Training your kids in money management.

PositionYOUR LIFE

Crippling consumer debt and bankruptcy now are common everyday occurrences in the U.S. That makes it all the more surprising that children do not get money management training in school. Until that changes, it is up to parents, advises the Financial Planning Association, Denver, Colo. The back-to-school season is a good time to talk to your kids about money--and get specific about the financial values you want to teach them.

Here are some initial steps:

Determine the right allowance. As early as kindergarten or first grade, youngsters are going to have to start paying for things, even if it merely is one container of milk a day. You need to understand how much money children require for basic school expenses. Decide whether they have to to earn an amount for extras--toys and candy, for instance--then stress why working for treats is important.

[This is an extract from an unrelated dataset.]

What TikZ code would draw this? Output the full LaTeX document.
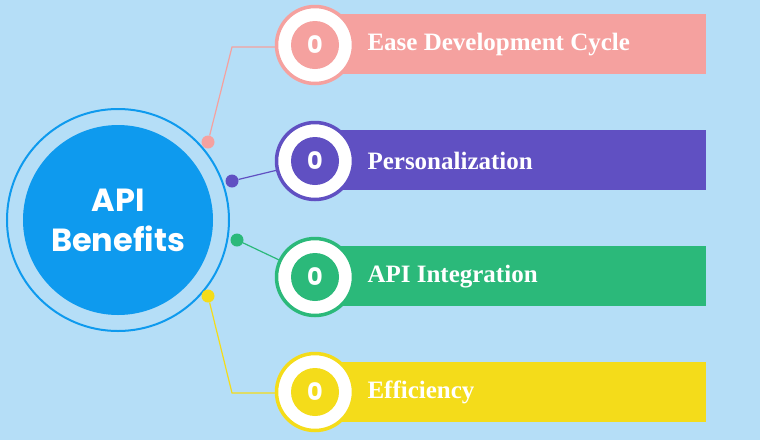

Take a look in the mirror. Do you drive a bigger car than you can afford? Every time you go to the store, do you pull out a credit card to pay? Do you and your spouse fight openly about money at home? Your child observes all of this. Children learn all-important lessons by example--make sure the money messages being sent are the right ones.

Buy a piggy bank. Young children need this tried-and-true symbol of saving. They should know there is a place to put pocket change they do not spend, and they are free to tap it only to accomplish a goal that the both of you discuss. This is not about buying stuff; it is about setting goals.